## [INSTRUCTION]
Write the data below out exactly as it stands. Do not include the pictures.

## [SOURCE DATA]
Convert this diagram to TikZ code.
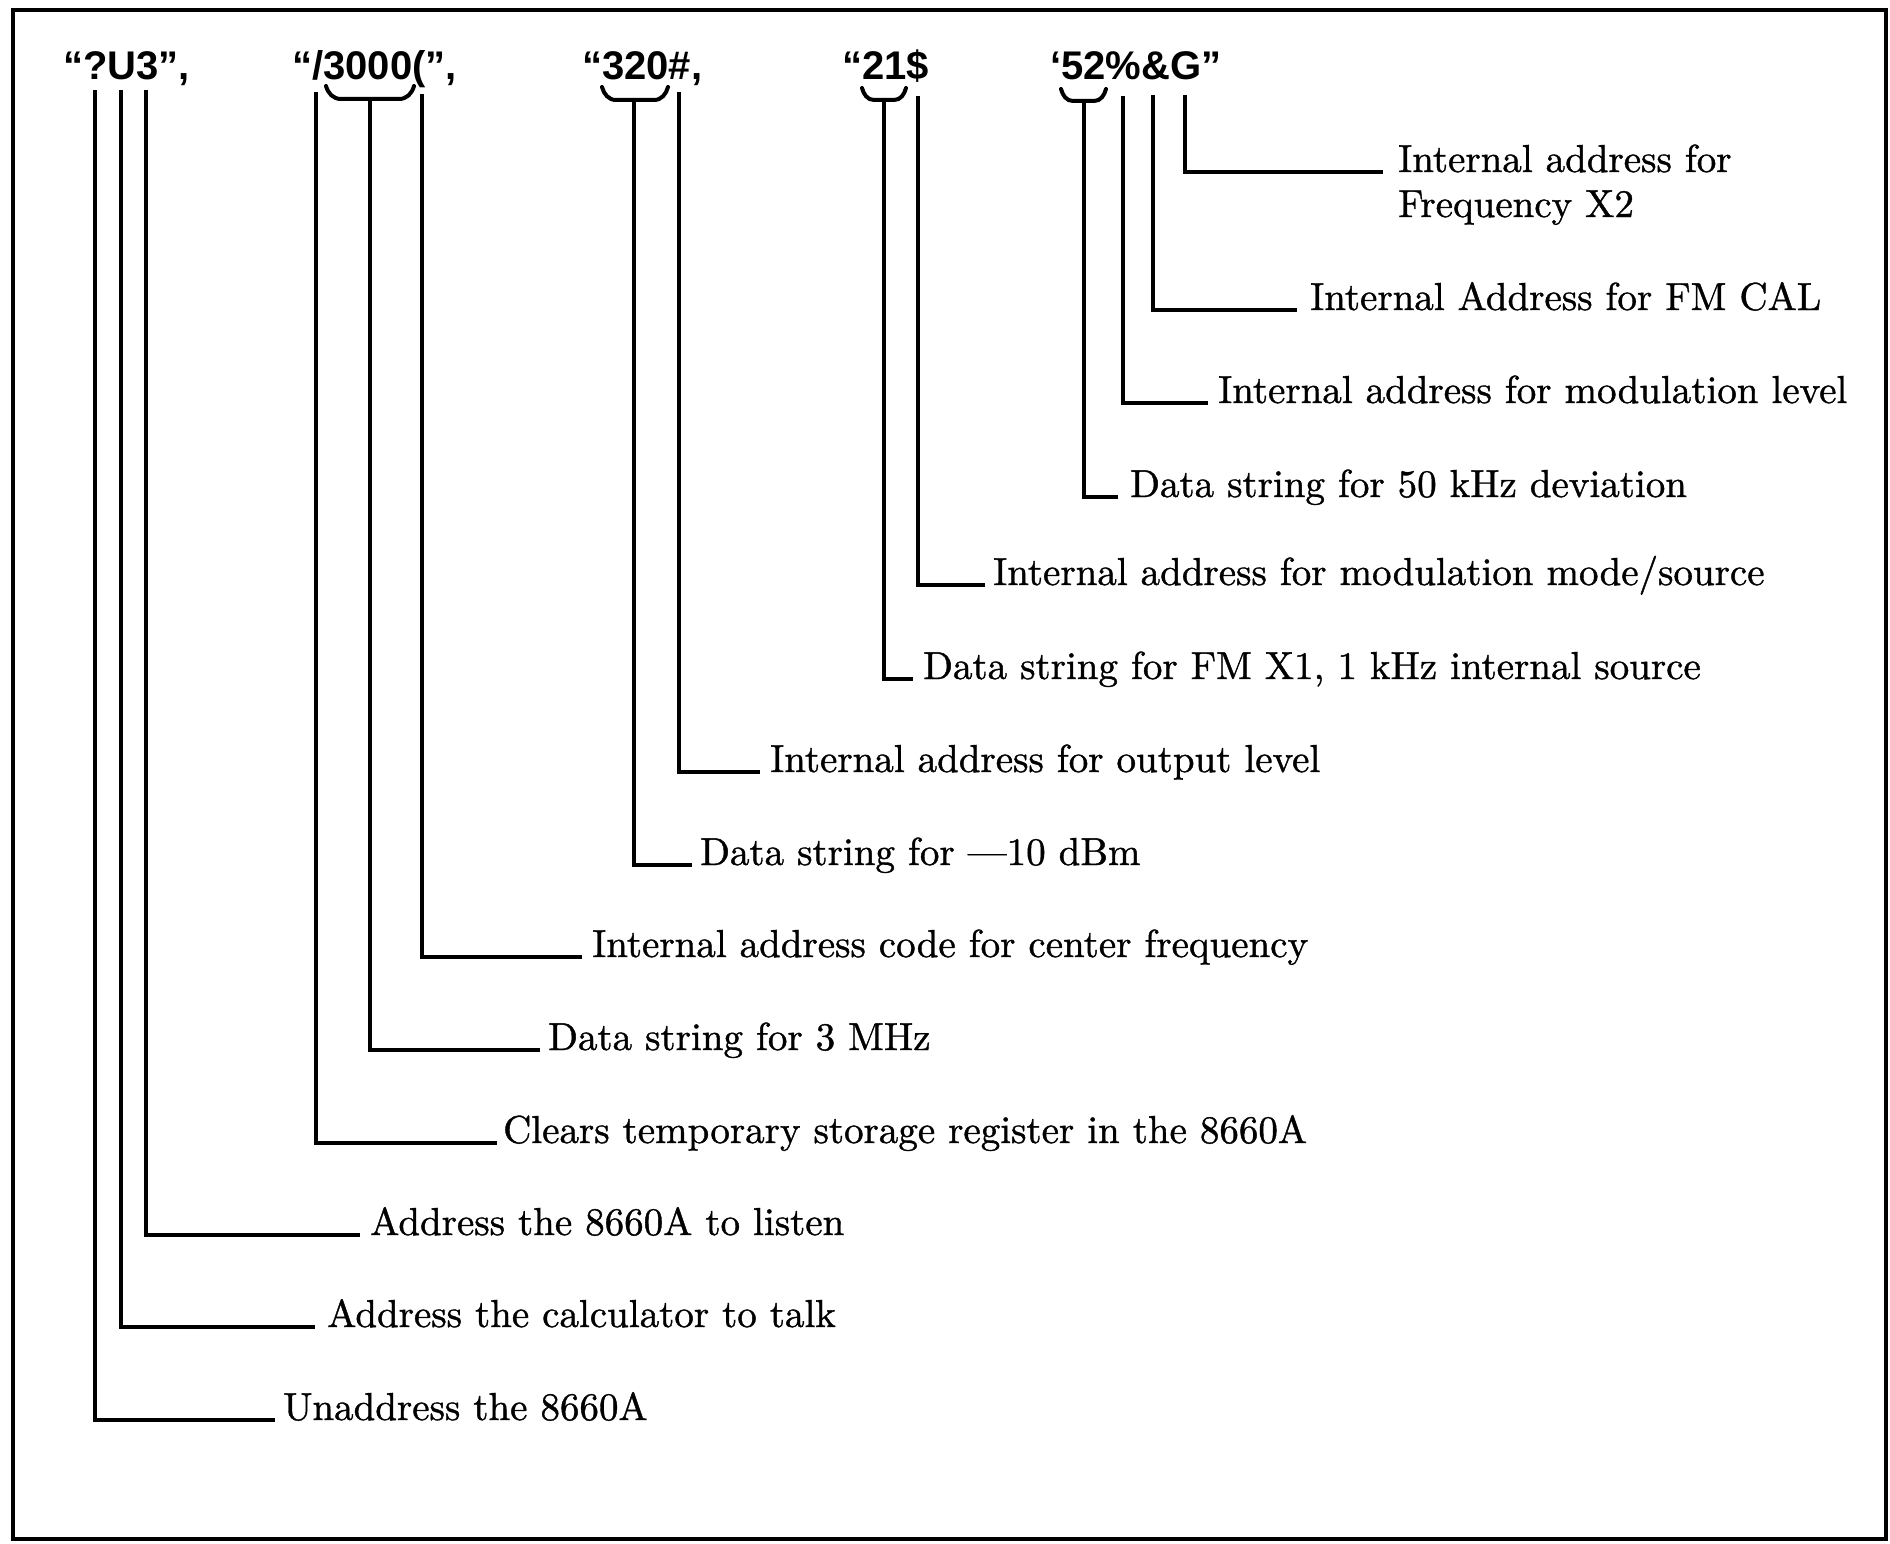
\documentclass[tikz,border=0pt]{standalone}
\usepackage{fontspec}
\usetikzlibrary{calc}
\newfontfamily\codefont{Liberation Sans}
\newfontfamily\labfont{lmroman10-regular}[Extension=.otf, FakeBold=1]
\begin{document}
\begin{tikzpicture}[x=1pt,y=-1pt]
\tikzset{
  lab/.style={anchor=base west, inner sep=0pt, font=\labfont\fontsize{39}{45}\selectfont},
  code/.style={anchor=base west, inner sep=0pt, font=\codefont\bfseries\fontsize{40}{40}\selectfont},
  conn/.style={line width=3.6pt, line cap=butt, line join=miter},
  brace/.style={line width=4pt, line cap=round},
  frame/.style={line width=4pt}
}
\useasboundingbox (0,0) rectangle (1890,1544);
\draw[frame] (13,10) rectangle (1886,1539);

% code strings
\node[code] (c1) at (63,80) {“?U3”,};
\node[code] (c2) at (292,80) {“/3000(”,};
\node[code] (c3) at (582,80) {“320\#,};
\node[code] (c4) at (842,80) {“21\$};
\node[code] (c5) at (1050,80) {‘52\%\&G”};

% labels
\node[lab] (l1) at (283,1420) {Unaddress the 8660A};
\node[lab] (l2) at (327,1327) {Address the calculator to talk};
\node[lab] (l3) at (370,1235) {Address the 8660A to listen};
\node[lab] (l4) at (503,1143) {Clears temporary storage register in the 8660A};
\node[lab] (l5) at (548,1050) {Data string for 3 MHz};
\node[lab] (l6) at (592,957) {Internal address code for center frequency};
\node[lab] (l7) at (700,865) {Data string for —10 dBm};
\node[lab] (l8) at (770,772) {Internal address for output level};
\node[lab] (l9) at (923,679) {Data string for FM X1, 1 kHz internal source};
\node[lab] (l10) at (993,585) {Internal address for modulation mode/source};
\node[lab] (l11) at (1130,497) {Data string for 50 kHz deviation};
\node[lab] (l12) at (1218,403) {Internal address for modulation level};
\node[lab] (l13) at (1310,310) {Internal Address for FM CAL};
\node[lab] (l14) at (1398,172) {Internal address for};
\node[lab] (l14b) at ($(l14.base west)+(0,45)$) {Frequency X2};

% top ends of single-character leads
\coordinate (t1) at (95,90);
\coordinate (t2) at (121,90);
\coordinate (t3) at (146,90);
\coordinate (t4) at (316,92);
\coordinate (t6) at (422,94);
\coordinate (t8) at (679,92);
\coordinate (t10) at (918,96);
\coordinate (t12) at (1123,96);
\coordinate (t13) at (1153,95);
\coordinate (t14) at (1185,95);

% braces (group leads)
\draw[brace] (326,86) to[out=-75,in=180] (341,99) -- (399,99) to[out=0,in=-105] (414,86);
\coordinate (b5) at (370,99);
\draw[brace] (602,87) to[out=-75,in=180] (616,100) -- (654,100) to[out=0,in=-105] (668,87);
\coordinate (b7) at (634,100);
\draw[brace] (862,88) to[out=-75,in=180] (874,100) -- (894,100) to[out=0,in=-105] (906,88);
\coordinate (b9) at (884,100);
\draw[brace] (1061,89) to[out=-75,in=180] (1073,101) -- (1094,101) to[out=0,in=-105] (1106,89);
\coordinate (b11) at (1084,101);

% connectors
\draw[conn] (t1) |- ([xshift=-8pt]l1.base west);
\draw[conn] (t2) |- ([xshift=-12pt]l2.base west);
\draw[conn] (t3) |- ([xshift=-10pt]l3.base west);
\draw[conn] (t4) |- ([xshift=-6pt]l4.base west);
\draw[conn] (b5) |- ([xshift=-8pt]l5.base west);
\draw[conn] (t6) |- ([xshift=-10pt]l6.base west);
\draw[conn] (b7) |- ([xshift=-8pt]l7.base west);
\draw[conn] (t8) |- ([xshift=-10pt]l8.base west);
\draw[conn] (b9) |- ([xshift=-10pt]l9.base west);
\draw[conn] (t10) |- ([xshift=-8pt]l10.base west);
\draw[conn] (b11) |- ([xshift=-12pt]l11.base west);
\draw[conn] (t12) |- ([xshift=-10pt]l12.base west);
\draw[conn] (t13) |- ([xshift=-13pt]l13.base west);
\draw[conn] (t14) |- ([xshift=-15pt]l14.base west);
\end{tikzpicture}
\end{document}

## [ANSWER IN FULL]
Convert this diagram to TikZ code.
\documentclass[tikz,border=0pt]{standalone}
\usepackage{fontspec}
\usetikzlibrary{calc}
\newfontfamily\codefont{Liberation Sans}
\newfontfamily\labfont{lmroman10-regular}[Extension=.otf, FakeBold=1]
\begin{document}
\begin{tikzpicture}[x=1pt,y=-1pt]
\tikzset{
  lab/.style={anchor=base west, inner sep=0pt, font=\labfont\fontsize{39}{45}\selectfont},
  code/.style={anchor=base west, inner sep=0pt, font=\codefont\bfseries\fontsize{40}{40}\selectfont},
  conn/.style={line width=3.6pt, line cap=butt, line join=miter},
  brace/.style={line width=4pt, line cap=round},
  frame/.style={line width=4pt}
}
\useasboundingbox (0,0) rectangle (1890,1544);
\draw[frame] (13,10) rectangle (1886,1539);

% code strings
\node[code] (c1) at (63,80) {“?U3”,};
\node[code] (c2) at (292,80) {“/3000(”,};
\node[code] (c3) at (582,80) {“320\#,};
\node[code] (c4) at (842,80) {“21\$};
\node[code] (c5) at (1050,80) {‘52\%\&G”};

% labels
\node[lab] (l1) at (283,1420) {Unaddress the 8660A};
\node[lab] (l2) at (327,1327) {Address the calculator to talk};
\node[lab] (l3) at (370,1235) {Address the 8660A to listen};
\node[lab] (l4) at (503,1143) {Clears temporary storage register in the 8660A};
\node[lab] (l5) at (548,1050) {Data string for 3 MHz};
\node[lab] (l6) at (592,957) {Internal address code for center frequency};
\node[lab] (l7) at (700,865) {Data string for —10 dBm};
\node[lab] (l8) at (770,772) {Internal address for output level};
\node[lab] (l9) at (923,679) {Data string for FM X1, 1 kHz internal source};
\node[lab] (l10) at (993,585) {Internal address for modulation mode/source};
\node[lab] (l11) at (1130,497) {Data string for 50 kHz deviation};
\node[lab] (l12) at (1218,403) {Internal address for modulation level};
\node[lab] (l13) at (1310,310) {Internal Address for FM CAL};
\node[lab] (l14) at (1398,172) {Internal address for};
\node[lab] (l14b) at ($(l14.base west)+(0,45)$) {Frequency X2};

% top ends of single-character leads
\coordinate (t1) at (95,90);
\coordinate (t2) at (121,90);
\coordinate (t3) at (146,90);
\coordinate (t4) at (316,92);
\coordinate (t6) at (422,94);
\coordinate (t8) at (679,92);
\coordinate (t10) at (918,96);
\coordinate (t12) at (1123,96);
\coordinate (t13) at (1153,95);
\coordinate (t14) at (1185,95);

% braces (group leads)
\draw[brace] (326,86) to[out=-75,in=180] (341,99) -- (399,99) to[out=0,in=-105] (414,86);
\coordinate (b5) at (370,99);
\draw[brace] (602,87) to[out=-75,in=180] (616,100) -- (654,100) to[out=0,in=-105] (668,87);
\coordinate (b7) at (634,100);
\draw[brace] (862,88) to[out=-75,in=180] (874,100) -- (894,100) to[out=0,in=-105] (906,88);
\coordinate (b9) at (884,100);
\draw[brace] (1061,89) to[out=-75,in=180] (1073,101) -- (1094,101) to[out=0,in=-105] (1106,89);
\coordinate (b11) at (1084,101);

% connectors
\draw[conn] (t1) |- ([xshift=-8pt]l1.base west);
\draw[conn] (t2) |- ([xshift=-12pt]l2.base west);
\draw[conn] (t3) |- ([xshift=-10pt]l3.base west);
\draw[conn] (t4) |- ([xshift=-6pt]l4.base west);
\draw[conn] (b5) |- ([xshift=-8pt]l5.base west);
\draw[conn] (t6) |- ([xshift=-10pt]l6.base west);
\draw[conn] (b7) |- ([xshift=-8pt]l7.base west);
\draw[conn] (t8) |- ([xshift=-10pt]l8.base west);
\draw[conn] (b9) |- ([xshift=-10pt]l9.base west);
\draw[conn] (t10) |- ([xshift=-8pt]l10.base west);
\draw[conn] (b11) |- ([xshift=-12pt]l11.base west);
\draw[conn] (t12) |- ([xshift=-10pt]l12.base west);
\draw[conn] (t13) |- ([xshift=-13pt]l13.base west);
\draw[conn] (t14) |- ([xshift=-15pt]l14.base west);
\end{tikzpicture}
\end{document}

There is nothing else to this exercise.